I've just registered for Jimmy Fund Walk number 5!  I remember the first time I walked, in 2016 - about 5 months post-treatment, sporting ostomy #2, for a half-marathon distance.  Since then I have walked 3 marathons, each one a little easier than the last.  I'm excited to participate again to celebrate winning my fight and to support everyone else who has had to face the challenge that is cancer.

I welcome your support, financial or otherwise.  Thank you!
http://danafarber.jimmyfund.org/goto/eemthomas


Wednesday, December 11, 2019

Mood

I was thinking today that I’ve been through a lot.  Not just the cancer and the treatment and the surgeries, and this ongoing survivorship maintenance reminding me that at any moment it might come back.  That seems like enough.  But there was a lot before that, too, equally awful.  And I have not given up, or despaired, or played the cancer card, or any of the other cards I could play.
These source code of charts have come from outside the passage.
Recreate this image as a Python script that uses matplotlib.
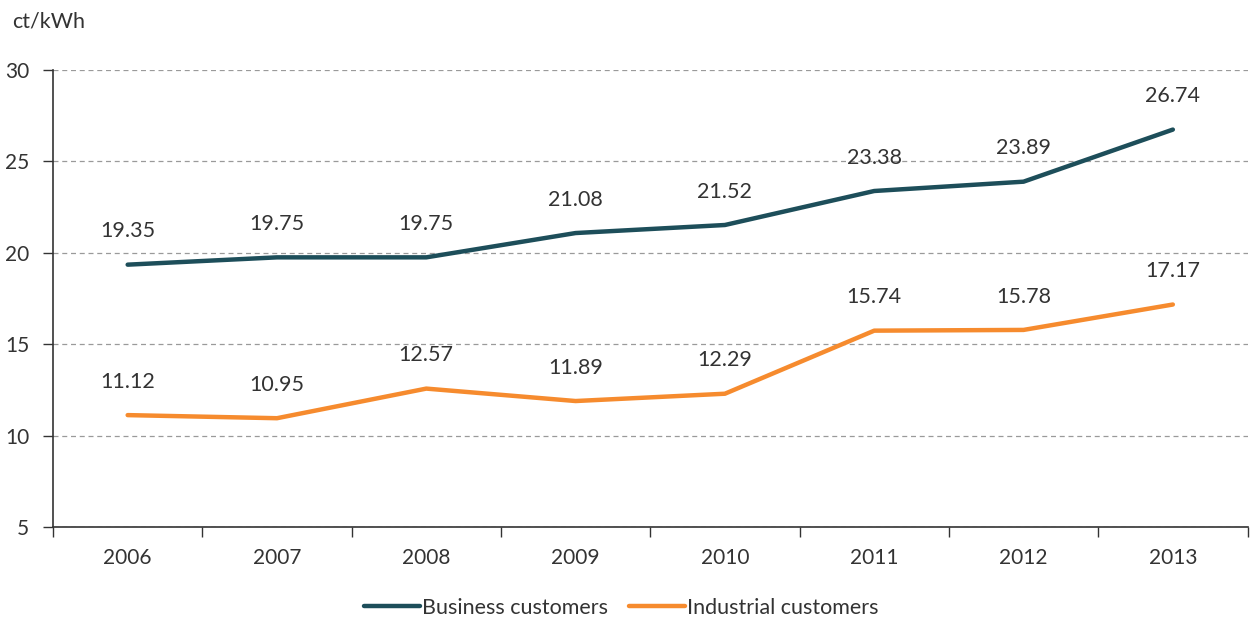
import matplotlib.pyplot as plt
from matplotlib.ticker import FixedLocator, NullFormatter

plt.rcParams['font.family'] = ['Lato', 'DejaVu Sans']

years = ["2006", "2007", "2008", "2009", "2010", "2011", "2012", "2013"]
business = [19.35, 19.75, 19.75, 21.08, 21.52, 23.38, 23.89, 26.74]
industrial = [11.12, 10.95, 12.57, 11.89, 12.29, 15.74, 15.78, 17.17]

fig = plt.figure(figsize=(12.5, 6.21), dpi=100)
ax = fig.add_axes([0.0424, 0.1514, 0.9556, 0.7359])

x = list(range(len(years)))
ax.plot(x, business, color="#1d4e5a", lw=3.2, label="Business customers",
        solid_joinstyle="round", solid_capstyle="round", zorder=3)
ax.plot(x, industrial, color="#f68b2e", lw=3.2, label="Industrial customers",
        solid_joinstyle="round", solid_capstyle="round", zorder=3)

# Wertebeschriftungen über den Punkten
for xi, v in zip(x, business):
    ax.annotate(f"{v:.2f}", (xi, v), xytext=(0, 24), textcoords="offset points",
                ha="center", va="center", fontsize=15.5, color="#333333")
for xi, v in zip(x, industrial):
    ax.annotate(f"{v:.2f}", (xi, v), xytext=(0, 24), textcoords="offset points",
                ha="center", va="center", fontsize=15.5, color="#333333")

ax.set_xlim(-0.5, len(years) - 0.5)
ax.set_ylim(5, 30)
ax.set_yticks([5, 10, 15, 20, 25, 30])

# Striche an den Kategoriegrenzen, Beschriftung in der Mitte
ax.xaxis.set_major_locator(FixedLocator([i - 0.5 for i in range(len(years) + 1)]))
ax.xaxis.set_major_formatter(NullFormatter())
ax.xaxis.set_minor_locator(FixedLocator(x))
ax.set_xticklabels(years, minor=True)
ax.tick_params(axis="x", which="major", length=7, width=1, color="#333333", direction="out")
ax.tick_params(axis="x", which="minor", length=0, pad=15, labelsize=15, labelcolor="#333333")
ax.tick_params(axis="y", length=7, width=1, color="#333333", pad=10, labelsize=15,
               labelcolor="#333333")

ax.grid(axis="y", linestyle=(0, (4, 3)), color="#9a9a9a", lw=0.9)
ax.set_axisbelow(True)
for s in ["top", "right"]:
    ax.spines[s].set_visible(False)
for s in ["left", "bottom"]:
    ax.spines[s].set_color("#333333")
    ax.spines[s].set_linewidth(1.2)

fig.text(0.0096, 0.965, "ct/kWh", fontsize=15.5, color="#333333", va="center")

fig.legend(loc="center", bbox_to_anchor=(0.497, 0.021), ncol=2, frameon=False,
           fontsize=15.5, handlelength=2.6, handletextpad=0.1, columnspacing=1.0,
           labelcolor="#333333")

fig.savefig("out.png", dpi=100, facecolor="white")
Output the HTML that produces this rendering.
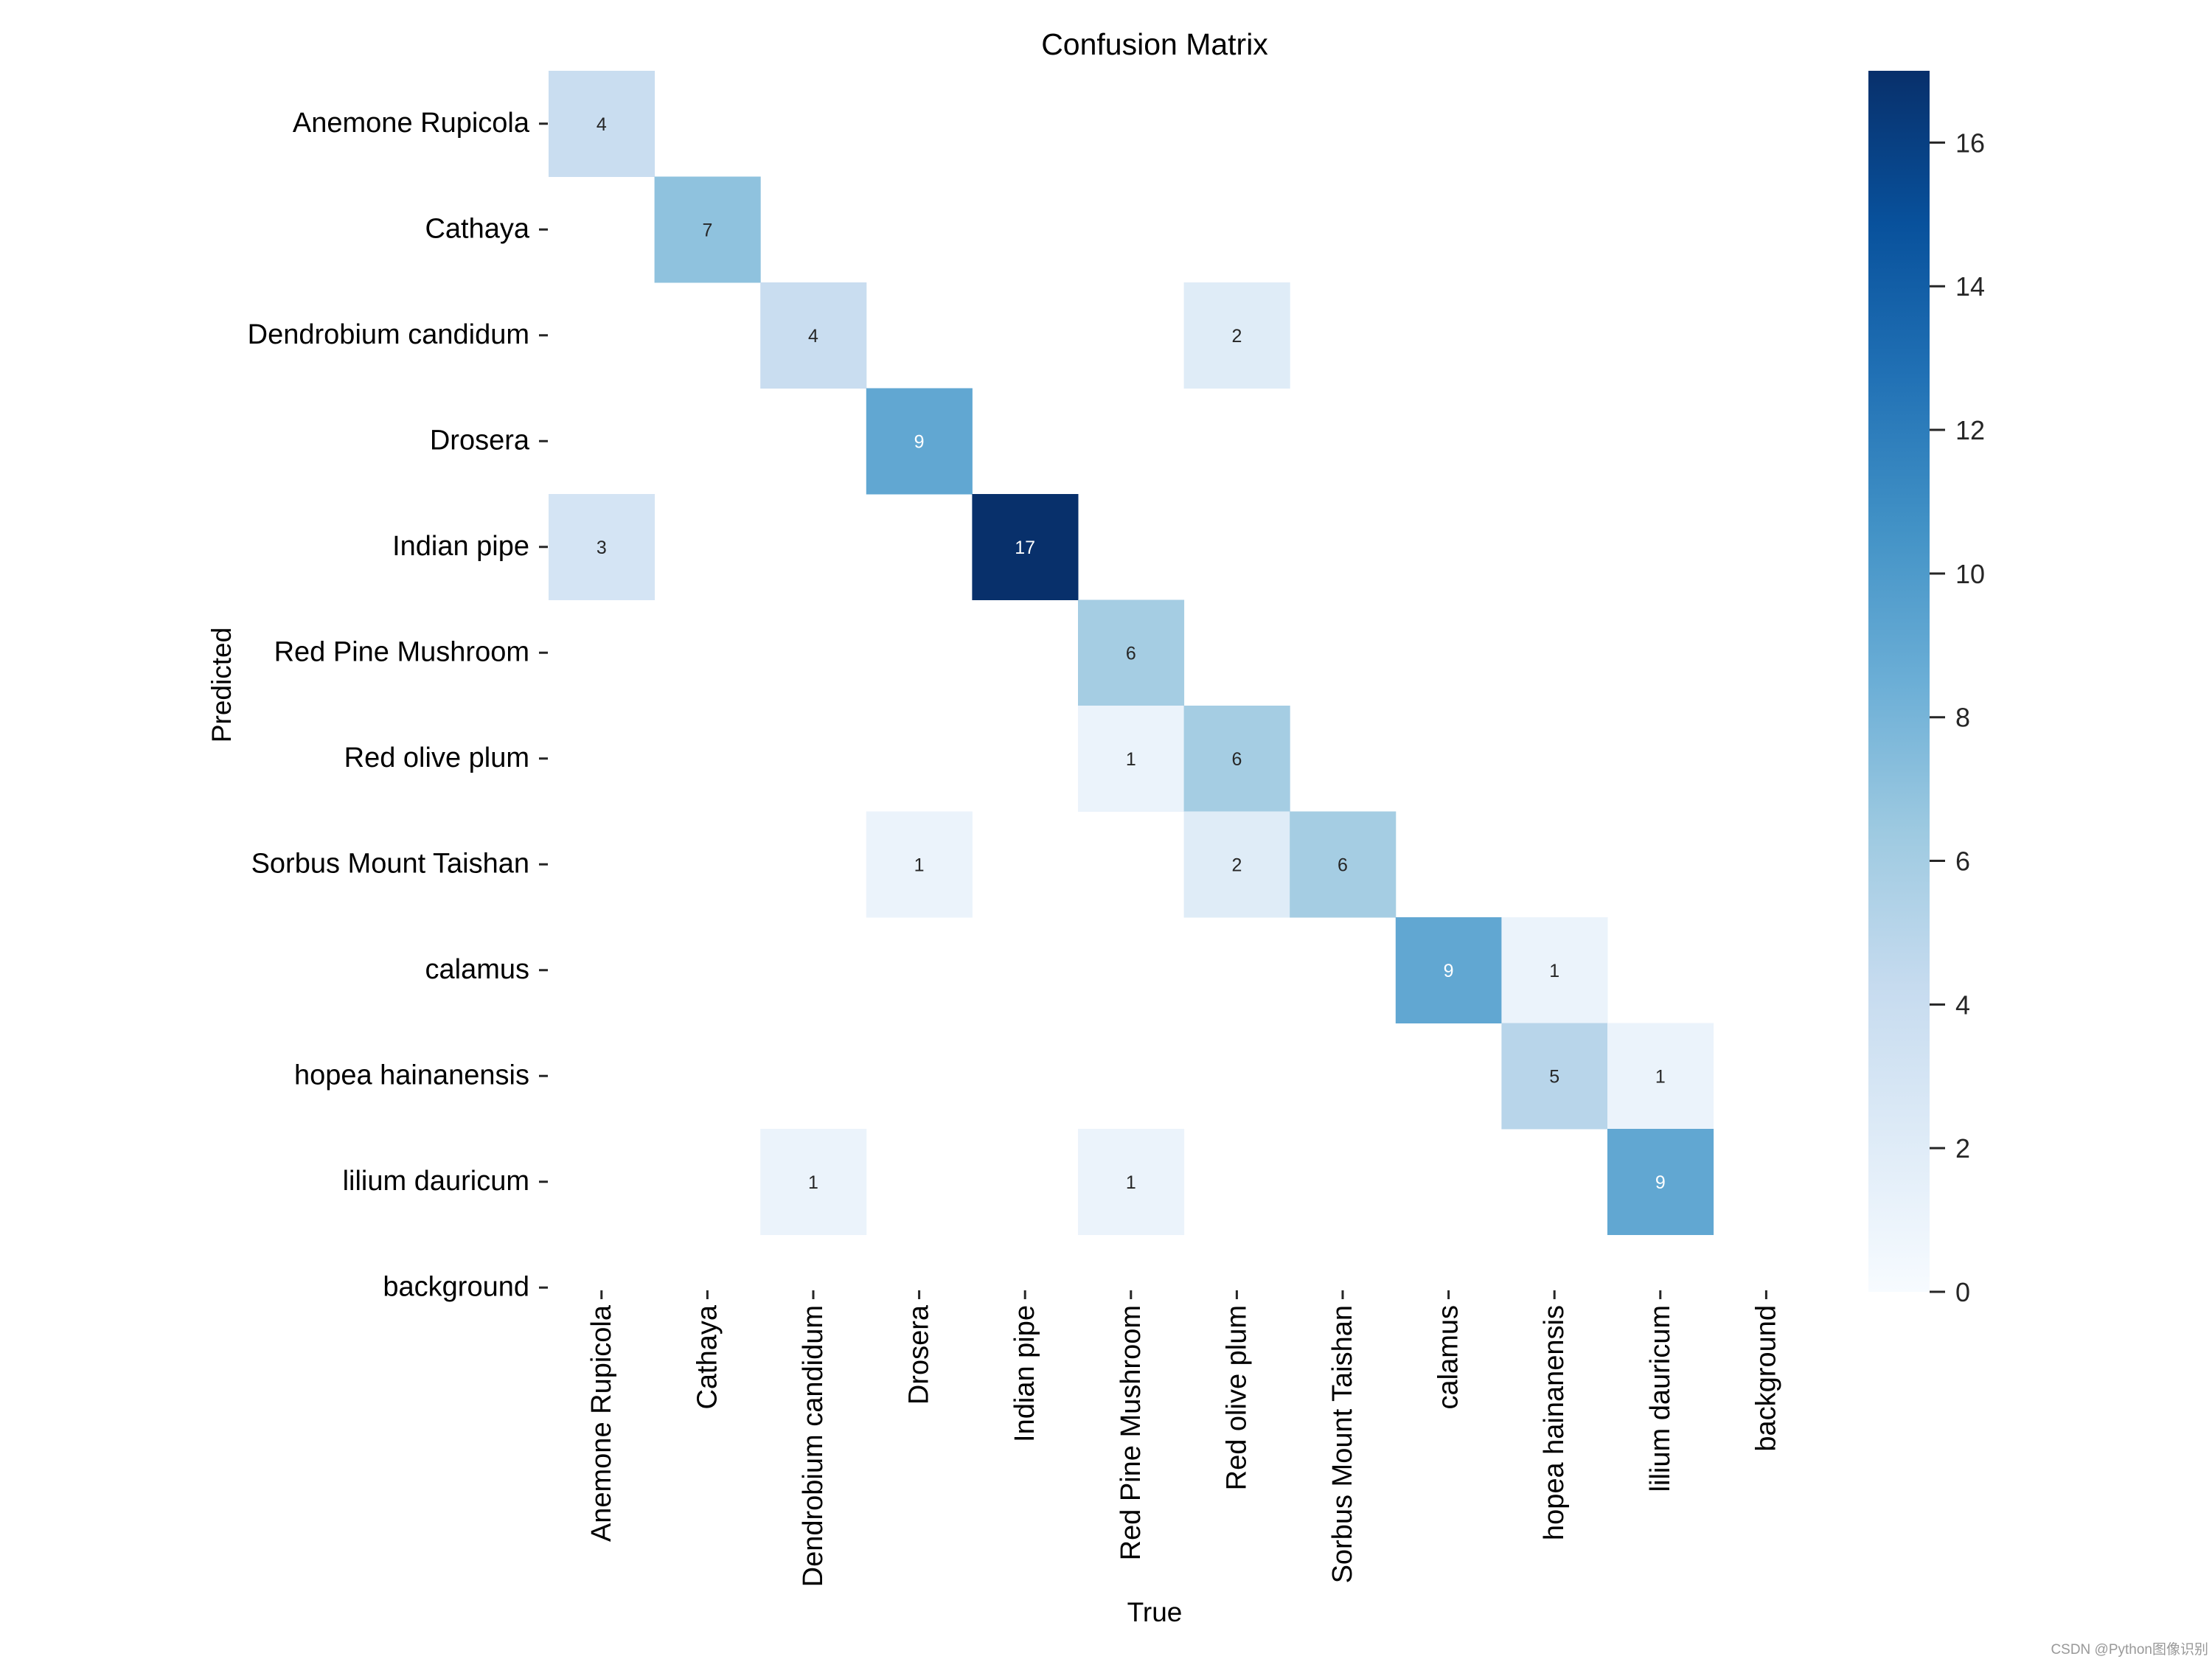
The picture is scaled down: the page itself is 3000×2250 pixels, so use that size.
<!DOCTYPE html>
<html><head><meta charset="utf-8"><style>
html,body{margin:0;padding:0;background:#fff;}
svg{display:block;font-family:"Liberation Sans","Noto Sans CJK SC",sans-serif;}
</style></head><body>
<svg id="chart" width="3000" height="2250" viewBox="0 0 3000 2250" xmlns="http://www.w3.org/2000/svg">
<rect width="3000" height="2250" fill="#fff"/>
<text x="1566" y="74" font-size="41" text-anchor="middle" fill="#000">Confusion Matrix</text>
<text x="1566" y="2199" font-size="37" text-anchor="middle" fill="#000">True</text>
<text transform="translate(313,929) rotate(-90)" font-size="37" text-anchor="middle" fill="#000">Predicted</text>
<g id="cells"></g>
<g id="ylabels"></g>
<g id="xlabels"></g>
<defs><linearGradient id="cbg" x1="0" y1="1" x2="0" y2="0"></linearGradient></defs>
<rect x="2534" y="96" width="83" height="1656" fill="url(#cbg)"/>
<g id="cbticks"></g>
<text x="2995" y="2243" font-size="19" text-anchor="end" fill="#999">CSDN @Python图像识别</text>
</svg>
<script>
const categories = ["Anemone Rupicola","Cathaya","Dendrobium candidum","Drosera","Indian pipe","Red Pine Mushroom","Red olive plum","Sorbus Mount Taishan","calamus","hopea hainanensis","lilium dauricum","background"];
const rowAnemone   = [4,0,0,0,0,0,0,0,0,0,0,0];
const rowCathaya   = [0,7,0,0,0,0,0,0,0,0,0,0];
const rowDendro    = [0,0,4,0,0,0,2,0,0,0,0,0];
const rowDrosera   = [0,0,0,9,0,0,0,0,0,0,0,0];
const rowIndian    = [3,0,0,0,17,0,0,0,0,0,0,0];
const rowRedPine   = [0,0,0,0,0,6,0,0,0,0,0,0];
const rowRedOlive  = [0,0,0,0,0,1,6,0,0,0,0,0];
const rowSorbus    = [0,0,0,1,0,0,2,6,0,0,0,0];
const rowCalamus   = [0,0,0,0,0,0,0,0,9,1,0,0];
const rowHopea     = [0,0,0,0,0,0,0,0,0,5,1,0];
const rowLilium    = [0,0,1,0,0,1,0,0,0,0,9,0];
const rowBackground= [0,0,0,0,0,0,0,0,0,0,0,0];
const matrix = [rowAnemone,rowCathaya,rowDendro,rowDrosera,rowIndian,rowRedPine,rowRedOlive,rowSorbus,rowCalamus,rowHopea,rowLilium,rowBackground];
const colorbarTicks = [0,2,4,6,8,10,12,14,16];
const vmax = 17;

const NS="http://www.w3.org/2000/svg";
const x0=744, y0=96, cw=143.6, ch=143.5;
const cbTop=96, cbBot=1752;
const xScale=i=>x0+i*cw;
const yScale=i=>y0+i*ch;
const cbScale=v=>cbBot-(v/vmax)*(cbBot-cbTop);
const stops=[[247,251,255],[222,235,247],[198,219,239],[158,202,225],[107,174,214],[66,146,198],[33,113,181],[8,81,156],[8,48,107]];
function blues(t){t=Math.max(0,Math.min(1,t));const p=t*8;const i=Math.min(7,Math.floor(p));const f=p-i;
 const c=stops[i].map((a,k)=>Math.round(a+(stops[i+1][k]-a)*f));return c;}
function lum(c){const l=c.map(v=>{v/=255;return v<=0.03928?v/12.92:Math.pow((v+0.055)/1.055,2.4)});return 0.2126*l[0]+0.7152*l[1]+0.0722*l[2];}
function mk(tag,attrs,parent){const e=document.createElementNS(NS,tag);for(const k in attrs)e.setAttribute(k,attrs[k]);parent.appendChild(e);return e;}

const cells=document.getElementById('cells');
matrix.forEach((row,r)=>row.forEach((v,c)=>{
 if(!v)return;
 const col=blues(v/vmax);
 const rect=mk('rect',{x:xScale(c),y:yScale(r),width:cw+0.5,height:ch+0.5,fill:`rgb(${col})`},cells);
 
 
 const t=mk('text',{x:xScale(c)+cw/2,y:yScale(r)+ch/2+9,'font-size':25,'text-anchor':'middle',fill:lum(col)<0.408?'#fff':'#262626'},cells);
 
 
 t.textContent=v;
}));

const yl=document.getElementById('ylabels');
categories.forEach((name,i)=>{
 const cy=yScale(i)+ch/2;
 const t=mk('text',{x:718,y:cy+11,'font-size':38,'text-anchor':'end',fill:'#000'},yl);
 
 
 t.textContent=name;
 const l=mk('line',{x1:731,x2:743,y1:cy,y2:cy,stroke:'#262626','stroke-width':3},yl);
 
 
});
const xl=document.getElementById('xlabels');
categories.forEach((name,i)=>{
 const cx=xScale(i)+cw/2;
 const l=mk('line',{x1:cx,x2:cx,y1:1750,y2:1762,stroke:'#262626','stroke-width':3},xl);
 
 
 const t=mk('text',{transform:`translate(${cx+12},1770) rotate(-90)`,'font-size':38,'text-anchor':'end',fill:'#000'},xl);
 
 
 t.textContent=name;
});

const grad=document.getElementById('cbg');
for(let k=0;k<=8;k++){mk('stop',{offset:(k/8),'stop-color':`rgb(${stops[k]})`},grad);}
const cbt=document.getElementById('cbticks');
colorbarTicks.forEach(v=>{
 const y=cbScale(v);
 const l=mk('line',{x1:2617,x2:2638,y1:y,y2:y,stroke:'#262626','stroke-width':3},cbt);
 
 
 const t=mk('text',{x:2652,y:y+13,'font-size':36,fill:'#262626'},cbt);
 
 
 t.textContent=v;
});
</script>
</body></html>
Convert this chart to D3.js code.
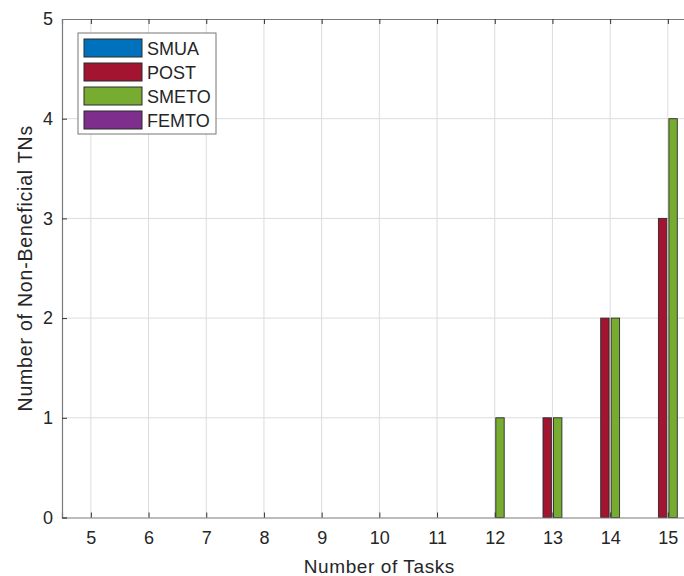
<!DOCTYPE html>
<html>
<head>
<meta charset="utf-8">
<script src="https://cdn.jsdelivr.net/npm/d3@7"></script>
<style>
  body { margin: 0; background: #fff; }
  text { font-family: "Liberation Sans", Arial, Helvetica, sans-serif; fill: #262626; }
</style>
</head>
<body>
<div id="plot"></div>
<script>
const tasks = [5, 6, 7, 8, 9, 10, 11, 12, 13, 14, 15];
const seriesNames = ["SMUA", "POST", "SMETO", "FEMTO"];
const smua = [0, 0, 0, 0, 0, 0, 0, 0, 0, 0, 0];
const post = [0, 0, 0, 0, 0, 0, 0, 0, 1, 2, 3];
const smeto = [0, 0, 0, 0, 0, 0, 0, 1, 1, 2, 4];
const femto = [0, 0, 0, 0, 0, 0, 0, 0, 0, 0, 0];
const yTicks = [0, 1, 2, 3, 4, 5];
const colors = ["#0072BD", "#A2142F", "#77AC30", "#7E2F8E"];

const series = [smua, post, smeto, femto];

const width = 684, height = 576;
const plotLeft = 62, plotTop = 19, plotBottom = 517.5;
const unit = 57.7;

const svg = d3.select("#plot").append("svg")
  .attr("width", width)
  .attr("height", height);

const x = d3.scaleLinear().domain([4.5, 15.5]).range([plotLeft, plotLeft + 11 * unit]);
const y = d3.scaleLinear().domain([0, 5]).range([plotBottom, plotTop]);

// grid
svg.append("g").selectAll("line")
  .data(tasks)
  .join("line")
  .attr("x1", d => x(d)).attr("x2", d => x(d))
  .attr("y1", plotTop).attr("y2", plotBottom)
  .attr("stroke", "#dcdcdc").attr("stroke-width", 1);

svg.append("g").selectAll("line")
  .data(yTicks.slice(1, -1))
  .join("line")
  .attr("x1", plotLeft).attr("x2", x(15.5))
  .attr("y1", d => y(d)).attr("y2", d => y(d))
  .attr("stroke", "#dcdcdc").attr("stroke-width", 1);

// bars (MATLAB style grouped)
const nSer = series.length;
const groupW = Math.min(0.8, nSer / (nSer + 1.5));
const slot = groupW / nSer;
const barW = slot * 0.8;

const barData = [];
series.forEach((vals, si) => {
  vals.forEach((v, i) => {
    barData.push({ s: si, t: tasks[i], v: v });
  });
});

svg.append("g").selectAll("rect")
  .data(barData.filter(d => d.v > 0))
  .join("rect")
  .attr("x", d => x(d.t - groupW / 2 + slot * d.s + (slot - barW) / 2))
  .attr("width", d => x(barW) - x(0))
  .attr("y", d => y(d.v))
  .attr("height", d => y(0) - y(d.v))
  .attr("fill", d => colors[d.s])
  .attr("stroke", "#2a2a2a")
  .attr("stroke-width", 0.9);

// axes
const xAxis = d3.axisBottom(x).tickValues(tasks).tickSize(-5).tickPadding(14).tickFormat(d3.format("d"));
const yAxis = d3.axisLeft(y).tickValues(yTicks).tickSize(-5).tickPadding(9).tickFormat(d3.format("d"));

const gx = svg.append("g").attr("transform", `translate(0,${plotBottom})`).call(xAxis);
const gy = svg.append("g").attr("transform", `translate(${plotLeft},0)`).call(yAxis);

// top box line with ticks
const gt = svg.append("g").attr("transform", `translate(0,${plotTop})`)
  .call(d3.axisTop(x).tickValues(tasks).tickSize(-5).tickFormat(""));

[gx, gy, gt].forEach(g => {
  g.select(".domain").attr("stroke", "#7a7a7a").attr("stroke-width", 1.2);
  g.selectAll(".tick line").attr("stroke", "#333");
  g.selectAll(".tick text")
    .style("font-size", "18px")
    .attr("fill", "#262626")
    .style("font-family", "'Liberation Sans', Arial, sans-serif");
});

// axis titles
svg.append("text")
  .attr("x", (x(4.5) + x(15.5)) / 2)
  .attr("y", 573)
  .attr("text-anchor", "middle")
  .style("font-size", "19px")
  .style("letter-spacing", "0.6px")
  .text("Number of Tasks");

svg.append("text")
  .attr("transform", `translate(32,${(plotTop + plotBottom) / 2}) rotate(-90)`)
  .attr("text-anchor", "middle")
  .style("font-size", "19.5px")
  .style("letter-spacing", "0.8px")
  .text("Number of Non-Beneficial TNs");

// legend
const leg = svg.append("g").attr("transform", "translate(78,33)");
leg.append("rect")
  .attr("width", 138).attr("height", 101)
  .attr("fill", "#fff").attr("stroke", "#777").attr("stroke-width", 1);

const rows = leg.selectAll("g.row")
  .data(seriesNames)
  .join("g")
  .attr("class", "row")
  .attr("transform", (d, i) => `translate(6,${6 + i * 24})`);

rows.append("rect")
  .attr("width", 58).attr("height", 18)
  .attr("fill", (d, i) => colors[i])
  .attr("stroke", "#2a2a2a").attr("stroke-width", 1);

rows.append("text")
  .attr("x", 63).attr("y", 15.5)
  .style("font-size", "18px")
  .text(d => d);
</script>
</body>
</html>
Everyone goes through hard things, difficult things.

So I feel it’s important to say to myself, to whomever, that it’s good to recognize the shit you’ve been through, that it was shitty and difficult and you’ve been through it and you survived.  And you are tired, because surviving is all on its own just exhausting.  And you survived for a reason - you’ve got better things to do, better experiences to find and to live through, better things to build, people to be with, art to make, changes to make.

I’m thinking, then - I went through all those things, am going through these things, and you are too, so I think we owe it to ourselves to do and be things that make us happy and not do or be things that don’t.  I feel like I’ve put up and put up with all these appearances, and now I’m putting the world on notice. I’m not playing any more of your reindeer games.  I did not survive for that.

Cheers to doing and being better, to some rigorous personal honesty.